2.5. Mini-Project 5: Jumping Car with ML-Agents

  • Objective: To familiarize ourselves with the Unity ML-Agents toolkit, which was our intended framework for the main project.
  • Implementation: We created a simple 3D environment where a car agent had to learn to jump over obstacles.
  • Key Challenge & Outcome: This project was a resounding success. The ML-Agents toolkit worked perfectly out of the box for this simple task. The agent learned quickly, and the integration with the Unity Editor was seamless. This success gave us the confidence (perhaps a bit too much) that ML-Agents was the definitive solution for our final, more ambitious project.

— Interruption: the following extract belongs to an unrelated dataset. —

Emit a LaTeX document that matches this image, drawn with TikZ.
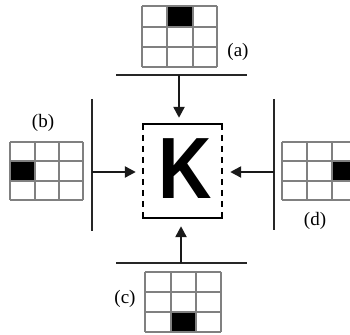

Phase 3: The Main Project - A Story of Failure and Discovery

Armed with foundational knowledge and successful mini-projects, we embarked on the main "Train Your Foes" project. Our initial vision was a complex, real-time hack-and-slash game where the boss AI would learn to counter the player's moves. We chose Unity ML-Agents as our tool.

This is where disaster struck.

3.1. The Great Failure of ML-Agents

Almost immediately, we hit a wall. Our attempt to use ML-Agents for the hack-and-slash game failed for several critical reasons:

  1. Version Hell: The first sign of trouble was the extreme difficulty in setting up the environment. ML-Agents is notoriously sensitive to version compatibility between the Unity Editor, the C# package, and the Python trainer. We spent countless hours wrestling with obscure errors, dependency conflicts, and deprecated functions.
  2. The Learning Black Box: When we finally got it running, the agent simply wouldn't learn. It would get stuck in a simple loop, repeating the same action endlessly. The complexity of a real-time game introduced a massive state space (player position, velocity, attack state, i-frames, etc.), and the reward signal was too sparse and noisy for the agent to make any meaningful connections.
  3. The Simulation Bottleneck: We realized that even if we could fix the learning, training would be impossible. RL requires millions of trials. Rendering a full 3D game for each trial is incredibly slow. The alternative—creating a "headless" simulation in a separate script—would mean re-coding our entire game's physics and logic from scratch, a project in itself.

3.2. The 'Aha!' Moment and The Pivot

After a week of failed attempts, the project was at a dead end. In a moment of frustration, we decided to try something radical. We took the simple, custom Q-Learning script we had written for the Mountain Car project and applied it to a simplified version of our game.

Suddenly, it worked.

Even though it was basic, the agent started to learn. The key difference was simplicity. The Q-Learning script, with its 2D table, was far less complex than the deep neural networks of ML-Agents.

This breakthrough coincided with a crucial piece of advice from a mentor, who had suggested from the very beginning that a turn-based RPG would be a much better fit for our learning goals. We had initially dismissed the idea in favor of the more ambitious hack-and-slash, but now the wisdom was clear.

A turn-based game had two massive advantages: 1. Discrete State Space: The game state could be perfectly defined by a few variables (Player HP, Boss HP, Player Energy, etc.), making it ideal for a Q-Table. 2. Instant Simulation: The game's logic was simple enough to be simulated in a headless C# script without any graphics. We could run tens of thousands of battles in minutes, not days.

This was our path forward. We. We abandoned ML-Agents and the hack-and-slash concept and went all-in on a turn-based RPG with our own custom Q-Learning engine. This pivot from a complex, failing tool to a simpler, foundational approach that we deeply understood was the single most important decision in the project's development.